* Source material:
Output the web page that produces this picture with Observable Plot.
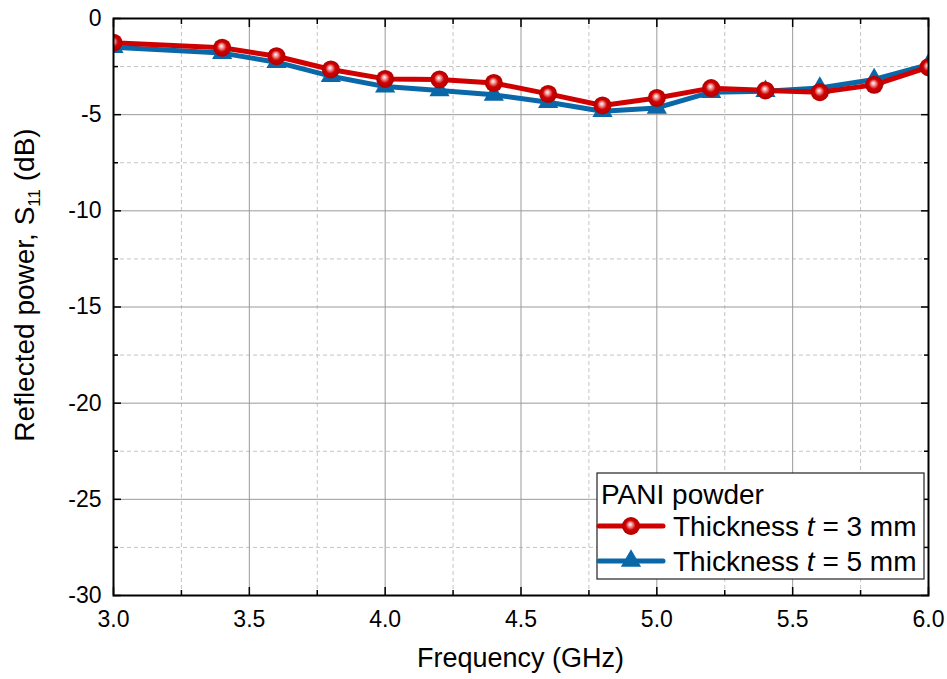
<!DOCTYPE html>
<html><head><meta charset="utf-8">
<script src="https://cdn.jsdelivr.net/npm/d3@7"></script>
<script src="https://cdn.jsdelivr.net/npm/@observablehq/plot@0.6"></script>
<style>body{margin:0;background:#fff}</style>
</head><body><div id="chart"></div>
<script>
// ---- data ----
const freq = [3.0, 3.4, 3.6, 3.8, 4.0, 4.2, 4.4, 4.6, 4.8, 5.0, 5.2, 5.4, 5.6, 5.8, 6.0];
const s11_3mm = [-1.26, -1.52, -1.96, -2.65, -3.14, -3.17, -3.35, -3.92, -4.52, -4.13, -3.62, -3.74, -3.83, -3.45, -2.53];
const s11_5mm = [-1.49, -1.80, -2.27, -3.00, -3.54, -3.74, -3.97, -4.35, -4.82, -4.65, -3.83, -3.78, -3.61, -3.17, -2.40];
const xTicks = [3.0, 3.5, 4.0, 4.5, 5.0, 5.5, 6.0];
const xMinor = [3.25, 3.75, 4.25, 4.75, 5.25, 5.75];
const yTicks = [0, -5, -10, -15, -20, -25, -30];
const yMinor = [-2.5, -7.5, -12.5, -17.5, -22.5, -27.5];
const legendTitle = "PANI powder";
const seriesNames = ["3 mm", "5 mm"];
const red = "#d00000", blue = "#0a67a8";

const d3mm = freq.map((f, i) => ({f, v: s11_3mm[i]}));
const d5mm = freq.map((f, i) => ({f, v: s11_5mm[i]}));

const font = "'Liberation Sans', Arial, Helvetica, sans-serif";

const plot = Plot.plot({
  width: 947, height: 679,
  marginLeft: 113, marginRight: 19, marginTop: 18, marginBottom: 84,
  style: {fontFamily: font, fontSize: "23px", color: "#000", background: "#fff"},
  x: {domain: [3, 6]},
  y: {domain: [-30, 0]},
  marks: [
    Plot.ruleX(xMinor, {stroke: "#c4c4c4", strokeDasharray: "4,3"}),
    Plot.ruleY(yMinor, {stroke: "#c4c4c4", strokeDasharray: "4,3"}),
    Plot.ruleX(xTicks, {stroke: "#9a9a9a", strokeWidth: 1}),
    Plot.ruleY(yTicks, {stroke: "#9a9a9a", strokeWidth: 1}),
    // inward ticks
    Plot.axisX({anchor: "bottom", ticks: xTicks, tickSize: -8, text: null, label: null, strokeWidth: 1.5}),
    Plot.axisX({anchor: "top", ticks: xTicks, tickSize: -8, text: null, label: null, strokeWidth: 1.5}),
    Plot.axisX({anchor: "bottom", ticks: xMinor, tickSize: -5, text: null, label: null, strokeWidth: 1.5}),
    Plot.axisX({anchor: "top", ticks: xMinor, tickSize: -5, text: null, label: null, strokeWidth: 1.5}),
    Plot.axisY({anchor: "left", ticks: yTicks, tickSize: -8, text: null, label: null, strokeWidth: 1.5}),
    Plot.axisY({anchor: "right", ticks: yTicks, tickSize: -8, text: null, label: null, strokeWidth: 1.5}),
    Plot.axisY({anchor: "left", ticks: yMinor, tickSize: -5, text: null, label: null, strokeWidth: 1.5}),
    Plot.axisY({anchor: "right", ticks: yMinor, tickSize: -5, text: null, label: null, strokeWidth: 1.5}),
    // tick labels
    Plot.axisX({anchor: "bottom", ticks: xTicks, tickSize: 0, tickPadding: 15, tickFormat: d3.format(".1f"), label: null}),
    Plot.axisY({anchor: "left", ticks: yTicks, tickSize: 0, tickPadding: 12, tickFormat: d => String(d), label: null}),
    // series
    Plot.line(d5mm, {x: "f", y: "v", stroke: blue, strokeWidth: 5, clip: true}),
    Plot.dot(d5mm, {x: "f", y: "v", symbol: "triangle", r: 7.5, fill: blue, stroke: "none", clip: true}),
    Plot.line(d3mm, {x: "f", y: "v", stroke: red, strokeWidth: 5, clip: true}),
    Plot.dot(d3mm, {x: "f", y: "v", r: 9, fill: "url(#ball)", stroke: "none", clip: true}),
    Plot.frame({stroke: "#000", strokeWidth: 2})
  ]
});

const svg = d3.select(plot);
// tick label size (all text present so far is tick labels)
svg.selectAll("text").style("font-size", "23px").style("font-family", font);

// gradient for shiny ball markers
const defs = svg.insert("defs", ":first-child");
const g = defs.append("radialGradient").attr("id", "ball")
  .attr("cx", "50%").attr("cy", "50%").attr("r", "50%").attr("fx", "45%").attr("fy", "40%");
g.append("stop").attr("offset", "0%").attr("stop-color", "#ffffff");
g.append("stop").attr("offset", "22%").attr("stop-color", "#f4a0a0");
g.append("stop").attr("offset", "55%").attr("stop-color", "#d00000");
g.append("stop").attr("offset", "100%").attr("stop-color", "#b00000");

const x = plot.scale("x"), y = plot.scale("y");

// axis titles
svg.append("text").attr("x", (x.range[0] + x.range[1]) / 2).attr("y", 667)
  .attr("text-anchor", "middle").attr("font-family", font).attr("font-size", 27).attr("fill", "#000")
  .text("Frequency (GHz)");
const yl = svg.append("text").attr("transform", `translate(34,285) rotate(-90)`)
  .attr("text-anchor", "middle").attr("font-family", font).attr("font-size", 28).attr("fill", "#000");
yl.append("tspan").text("Reflected power, S");
yl.append("tspan").attr("font-size", 17).attr("dy", 6).text("11");
yl.append("tspan").attr("dy", -6).text(" (dB)");

// legend
const L = svg.append("g").attr("font-family", font).attr("font-size", 28).attr("fill", "#000")
  .attr("text-anchor", "start");
L.append("rect").attr("x", 597).attr("y", 473).attr("width", 327).attr("height", 106)
  .attr("fill", "#fff").attr("stroke", "#222").attr("stroke-width", 1.2);
L.append("text").attr("x", 601).attr("y", 504).text(legendTitle);
const rows = [{name: seriesNames[0], color: red, sym: "ball", yy: 526},
              {name: seriesNames[1], color: blue, sym: "tri", yy: 561}];
rows.forEach(r => {
  L.append("line").attr("x1", 599).attr("x2", 663).attr("y1", r.yy).attr("y2", r.yy)
    .attr("stroke", r.color).attr("stroke-width", 5).attr("stroke-linecap", "round");
  if (r.sym === "ball") {
    L.append("circle").attr("cx", 631).attr("cy", r.yy).attr("r", 9).attr("fill", "url(#ball)");
  } else {
    L.append("path").attr("transform", `translate(631,${r.yy})`)
      .attr("d", d3.symbol(d3.symbolTriangle, Math.PI * 7.5 * 7.5)()).attr("fill", r.color);
  }
  const t = L.append("text").attr("x", 673).attr("y", r.yy + 10);
  t.append("tspan").text("Thickness ");
  t.append("tspan").attr("font-style", "italic").text("t");
  t.append("tspan").text(" = " + r.name);
});

document.getElementById("chart").appendChild(plot);
</script>
</body></html>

* Work to complete:
Set the listing down in full and exactly. Pictures within it should not appear in the copy.

* Solution to the problem:
Output the web page that produces this picture with Observable Plot.
<!DOCTYPE html>
<html><head><meta charset="utf-8">
<script src="https://cdn.jsdelivr.net/npm/d3@7"></script>
<script src="https://cdn.jsdelivr.net/npm/@observablehq/plot@0.6"></script>
<style>body{margin:0;background:#fff}</style>
</head><body><div id="chart"></div>
<script>
// ---- data ----
const freq = [3.0, 3.4, 3.6, 3.8, 4.0, 4.2, 4.4, 4.6, 4.8, 5.0, 5.2, 5.4, 5.6, 5.8, 6.0];
const s11_3mm = [-1.26, -1.52, -1.96, -2.65, -3.14, -3.17, -3.35, -3.92, -4.52, -4.13, -3.62, -3.74, -3.83, -3.45, -2.53];
const s11_5mm = [-1.49, -1.80, -2.27, -3.00, -3.54, -3.74, -3.97, -4.35, -4.82, -4.65, -3.83, -3.78, -3.61, -3.17, -2.40];
const xTicks = [3.0, 3.5, 4.0, 4.5, 5.0, 5.5, 6.0];
const xMinor = [3.25, 3.75, 4.25, 4.75, 5.25, 5.75];
const yTicks = [0, -5, -10, -15, -20, -25, -30];
const yMinor = [-2.5, -7.5, -12.5, -17.5, -22.5, -27.5];
const legendTitle = "PANI powder";
const seriesNames = ["3 mm", "5 mm"];
const red = "#d00000", blue = "#0a67a8";

const d3mm = freq.map((f, i) => ({f, v: s11_3mm[i]}));
const d5mm = freq.map((f, i) => ({f, v: s11_5mm[i]}));

const font = "'Liberation Sans', Arial, Helvetica, sans-serif";

const plot = Plot.plot({
  width: 947, height: 679,
  marginLeft: 113, marginRight: 19, marginTop: 18, marginBottom: 84,
  style: {fontFamily: font, fontSize: "23px", color: "#000", background: "#fff"},
  x: {domain: [3, 6]},
  y: {domain: [-30, 0]},
  marks: [
    Plot.ruleX(xMinor, {stroke: "#c4c4c4", strokeDasharray: "4,3"}),
    Plot.ruleY(yMinor, {stroke: "#c4c4c4", strokeDasharray: "4,3"}),
    Plot.ruleX(xTicks, {stroke: "#9a9a9a", strokeWidth: 1}),
    Plot.ruleY(yTicks, {stroke: "#9a9a9a", strokeWidth: 1}),
    // inward ticks
    Plot.axisX({anchor: "bottom", ticks: xTicks, tickSize: -8, text: null, label: null, strokeWidth: 1.5}),
    Plot.axisX({anchor: "top", ticks: xTicks, tickSize: -8, text: null, label: null, strokeWidth: 1.5}),
    Plot.axisX({anchor: "bottom", ticks: xMinor, tickSize: -5, text: null, label: null, strokeWidth: 1.5}),
    Plot.axisX({anchor: "top", ticks: xMinor, tickSize: -5, text: null, label: null, strokeWidth: 1.5}),
    Plot.axisY({anchor: "left", ticks: yTicks, tickSize: -8, text: null, label: null, strokeWidth: 1.5}),
    Plot.axisY({anchor: "right", ticks: yTicks, tickSize: -8, text: null, label: null, strokeWidth: 1.5}),
    Plot.axisY({anchor: "left", ticks: yMinor, tickSize: -5, text: null, label: null, strokeWidth: 1.5}),
    Plot.axisY({anchor: "right", ticks: yMinor, tickSize: -5, text: null, label: null, strokeWidth: 1.5}),
    // tick labels
    Plot.axisX({anchor: "bottom", ticks: xTicks, tickSize: 0, tickPadding: 15, tickFormat: d3.format(".1f"), label: null}),
    Plot.axisY({anchor: "left", ticks: yTicks, tickSize: 0, tickPadding: 12, tickFormat: d => String(d), label: null}),
    // series
    Plot.line(d5mm, {x: "f", y: "v", stroke: blue, strokeWidth: 5, clip: true}),
    Plot.dot(d5mm, {x: "f", y: "v", symbol: "triangle", r: 7.5, fill: blue, stroke: "none", clip: true}),
    Plot.line(d3mm, {x: "f", y: "v", stroke: red, strokeWidth: 5, clip: true}),
    Plot.dot(d3mm, {x: "f", y: "v", r: 9, fill: "url(#ball)", stroke: "none", clip: true}),
    Plot.frame({stroke: "#000", strokeWidth: 2})
  ]
});

const svg = d3.select(plot);
// tick label size (all text present so far is tick labels)
svg.selectAll("text").style("font-size", "23px").style("font-family", font);

// gradient for shiny ball markers
const defs = svg.insert("defs", ":first-child");
const g = defs.append("radialGradient").attr("id", "ball")
  .attr("cx", "50%").attr("cy", "50%").attr("r", "50%").attr("fx", "45%").attr("fy", "40%");
g.append("stop").attr("offset", "0%").attr("stop-color", "#ffffff");
g.append("stop").attr("offset", "22%").attr("stop-color", "#f4a0a0");
g.append("stop").attr("offset", "55%").attr("stop-color", "#d00000");
g.append("stop").attr("offset", "100%").attr("stop-color", "#b00000");

const x = plot.scale("x"), y = plot.scale("y");

// axis titles
svg.append("text").attr("x", (x.range[0] + x.range[1]) / 2).attr("y", 667)
  .attr("text-anchor", "middle").attr("font-family", font).attr("font-size", 27).attr("fill", "#000")
  .text("Frequency (GHz)");
const yl = svg.append("text").attr("transform", `translate(34,285) rotate(-90)`)
  .attr("text-anchor", "middle").attr("font-family", font).attr("font-size", 28).attr("fill", "#000");
yl.append("tspan").text("Reflected power, S");
yl.append("tspan").attr("font-size", 17).attr("dy", 6).text("11");
yl.append("tspan").attr("dy", -6).text(" (dB)");

// legend
const L = svg.append("g").attr("font-family", font).attr("font-size", 28).attr("fill", "#000")
  .attr("text-anchor", "start");
L.append("rect").attr("x", 597).attr("y", 473).attr("width", 327).attr("height", 106)
  .attr("fill", "#fff").attr("stroke", "#222").attr("stroke-width", 1.2);
L.append("text").attr("x", 601).attr("y", 504).text(legendTitle);
const rows = [{name: seriesNames[0], color: red, sym: "ball", yy: 526},
              {name: seriesNames[1], color: blue, sym: "tri", yy: 561}];
rows.forEach(r => {
  L.append("line").attr("x1", 599).attr("x2", 663).attr("y1", r.yy).attr("y2", r.yy)
    .attr("stroke", r.color).attr("stroke-width", 5).attr("stroke-linecap", "round");
  if (r.sym === "ball") {
    L.append("circle").attr("cx", 631).attr("cy", r.yy).attr("r", 9).attr("fill", "url(#ball)");
  } else {
    L.append("path").attr("transform", `translate(631,${r.yy})`)
      .attr("d", d3.symbol(d3.symbolTriangle, Math.PI * 7.5 * 7.5)()).attr("fill", r.color);
  }
  const t = L.append("text").attr("x", 673).attr("y", r.yy + 10);
  t.append("tspan").text("Thickness ");
  t.append("tspan").attr("font-style", "italic").text("t");
  t.append("tspan").text(" = " + r.name);
});

document.getElementById("chart").appendChild(plot);
</script>
</body></html>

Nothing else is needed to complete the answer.